>>

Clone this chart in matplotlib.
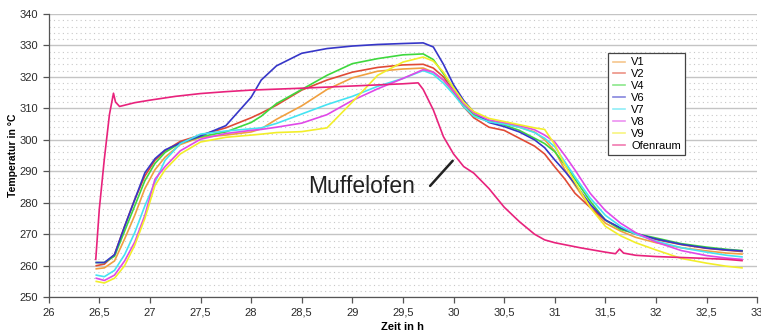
import matplotlib
matplotlib.use("Agg")
import matplotlib.pyplot as plt
import matplotlib.ticker as mticker

plt.rcParams['font.family'] = ['Liberation Sans', 'DejaVu Sans']

# gemeinsame Zeitachse der Versuchsstellen V1..V9 (h)
zeit = [26.47, 26.55, 26.65, 26.75, 26.85, 26.95, 27.05, 27.15, 27.3, 27.5,
        27.75, 28.0, 28.1, 28.25, 28.5, 28.75, 29.0, 29.25, 29.5, 29.7,
        29.8, 29.9, 30.0, 30.1, 30.2, 30.35, 30.5, 30.65, 30.8, 30.9,
        31.0, 31.1, 31.2, 31.35, 31.5, 31.65, 31.8, 32.0, 32.25, 32.5,
        32.7, 32.85]

v1 = [259, 259.3, 261.5, 268.5, 276, 284.5, 290.5, 294.5, 298.5, 300.8,
      301.5, 302.5, 303.5, 306.5, 310.8, 316, 319.7, 321.8, 322.5, 322.8,
      321.5, 319, 315, 310.5, 307.5, 305.8, 305.2, 304, 302.5, 300,
      296.5, 290.5, 285.5, 278.5, 273.5, 271, 269, 267.3, 265.7, 264.7,
      264, 263.7]
v2 = [260, 260.5, 263.5, 272.5, 281, 288.5, 293.5, 296.5, 299.5, 301.5,
      303.8, 307, 308.5, 311, 315.8, 319, 321.5, 323, 323.8, 324,
      322.8, 320, 315.5, 310.5, 307, 304, 303, 300.5, 298, 295.5,
      291.4, 287.5, 283, 278.5, 274.5, 271.8, 270, 268.3, 266.7, 265.5,
      264.9, 264.5]
v4 = [261, 261, 263, 271, 279, 287, 292.5, 296, 299, 301,
      302.5, 305.5, 307.5, 311.5, 316, 320.5, 324.2, 325.8, 327, 327.3,
      325.5, 321, 316.5, 311.5, 308, 306, 304.7, 303, 300.5, 298.8,
      296.2, 292, 287.5, 280.5, 274.5, 271.5, 270.2, 268.8, 267, 265.9,
      265.2, 264.8]
v6 = [261, 261, 263.5, 272.5, 281, 289.5, 294, 296.8, 299, 301.2,
      304.5, 313.5, 319, 323.5, 327.5, 329, 329.8, 330.3, 330.6, 330.8,
      329.5, 324, 317.5, 312.5, 308.8, 305.5, 304.2, 302.5, 300, 297.5,
      293.6, 290, 286, 279.5, 274.5, 272, 270.2, 268.5, 266.8, 265.6,
      265, 264.7]
v7 = [257, 256.5, 258.5, 263.5, 270.5, 279, 286.5, 293.5, 298.8, 301.8,
      302.8, 303.5, 303.8, 305.2, 308.2, 311.2, 313.8, 317, 319.5, 322,
      320.8, 318, 314.5, 310.5, 307.5, 305.7, 305, 304, 302.3, 300.5,
      297.8, 293, 288.2, 281.5, 276, 272.5, 270, 267.8, 265.7, 264.3,
      263.3, 262.8]
v8 = [256, 255.3, 257, 261.5, 267.5, 276, 287.5, 291.5, 296.5, 300.2,
      302, 303, 303.3, 304, 305.3, 308, 312.5, 316.2, 319.5, 322.3,
      321.5, 319, 315.5, 311.5, 308.5, 306.3, 305.5, 304.5, 303.2, 301.5,
      299.3, 295, 290.4, 283, 277.5, 273.5, 270.5, 267.5, 264.8, 263.2,
      262.4, 262]
v9 = [255, 254.5, 256, 260, 266.5, 275, 285.5, 290.5, 295.5, 299.3,
      300.8, 301.5, 301.8, 302.3, 302.6, 303.8, 312, 320.5, 324.7, 326.3,
      325, 321.5, 316.5, 312, 309, 306.8, 305.8, 304.8, 303.8, 303.3,
      298.5, 292, 286.5, 278.5, 272.5, 269.5, 267.3, 265, 262.3, 260.8,
      259.8, 259.3]

# Ofenraum (eigene Zeitpunkte)
zeit_ofen = [26.465, 26.5, 26.55, 26.6, 26.64, 26.66, 26.7, 26.75, 26.85, 27.0,
             27.25, 27.5, 27.75, 28.0, 28.5, 29.0, 29.5, 29.65, 29.7, 29.8,
             29.9, 30.0, 30.1, 30.2, 30.35, 30.5, 30.65, 30.8, 30.9, 31.0,
             31.25, 31.5, 31.6, 31.64, 31.68, 31.8, 32.0, 32.25, 32.5, 32.7,
             32.85]
ofenraum = [262, 278, 294, 308, 314.8, 312, 310.6, 311, 311.8, 312.6,
            313.8, 314.7, 315.3, 315.8, 316.4, 317.1, 317.8, 318.1, 316, 309.5,
            301, 295.5, 291.5, 289.4, 284.5, 278.6, 274, 270, 268.2, 267.3,
            265.7, 264.3, 263.8, 265.3, 264, 263.3, 262.9, 262.6, 262.3, 262,
            261.6]

serien = ['V1', 'V2', 'V4', 'V6', 'V7', 'V8', 'V9']
werte = [v1, v2, v4, v6, v7, v8, v9]
farben = ['#f0a040', '#e04a35', '#3ed83e', '#3636c8', '#45e3f2', '#e048e8', '#f2ee2a']
farbe_ofen = '#e8227c'

fig = plt.figure(figsize=(7.61, 3.32), dpi=100)
ax = fig.add_axes([0.064, 0.105, 0.931, 0.853])

for name, y, c in zip(serien, werte, farben):
    ax.plot(zeit, y, color=c, lw=1.2, label=name)
ax.plot(zeit_ofen, ofenraum, color=farbe_ofen, lw=1.2, label='Ofenraum')

ax.set_xlim(26, 33)
ax.set_ylim(250, 340)
ax.xaxis.set_major_locator(mticker.MultipleLocator(0.5))
ax.xaxis.set_major_formatter(mticker.FuncFormatter(
    lambda v, p: f'{v:g}'.replace('.', ',')))
ax.yaxis.set_major_locator(mticker.MultipleLocator(10))
ax.yaxis.set_minor_locator(mticker.MultipleLocator(2))

ax.grid(axis='y', which='major', color='#c4c4c4', lw=1.0)
ax.grid(axis='y', which='minor', color='#c8c8c8', lw=0.8, ls=(0, (1, 3)))
ax.set_axisbelow(True)

for s in ['top', 'right']:
    ax.spines[s].set_visible(False)
for s in ['left', 'bottom']:
    ax.spines[s].set_color('#555555')
    ax.spines[s].set_linewidth(0.9)
ax.tick_params(which='major', length=4, width=0.9, color='#555555',
               labelsize=8, labelcolor='#2a2a2a')
ax.tick_params(axis='y', which='minor', length=0)

ax.set_xlabel('Zeit in h', fontsize=8, fontweight='bold', labelpad=3)
ax.set_ylabel('Temperatur in °C', fontsize=7.5, fontweight='bold', labelpad=1)

ax.text(29.62, 285.3, 'Muffelofen', fontsize=16.5, ha='right', va='center',
        color='#222222')
ax.annotate('', xy=(30.01, 294), xytext=(29.75, 284.7),
            arrowprops=dict(arrowstyle='-', lw=1.8, color='#222222'))

leg = ax.legend(loc='upper left', bbox_to_anchor=(0.79, 0.862), fontsize=8,
                frameon=True, fancybox=False, framealpha=1, edgecolor='#444444',
                labelspacing=0.17, handlelength=1.1, handletextpad=0.55,
                borderpad=0.4, borderaxespad=0)
leg.get_frame().set_linewidth(0.9)
for line in leg.get_lines():
    line.set_alpha(0.6)

fig.savefig('out.png', dpi=100)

<<

WHAT IS NEEDED =>
Give only the number of lines in the material above that hold the word "matplotlib".

SOLUTION FOR THIS EXERCISE =>
5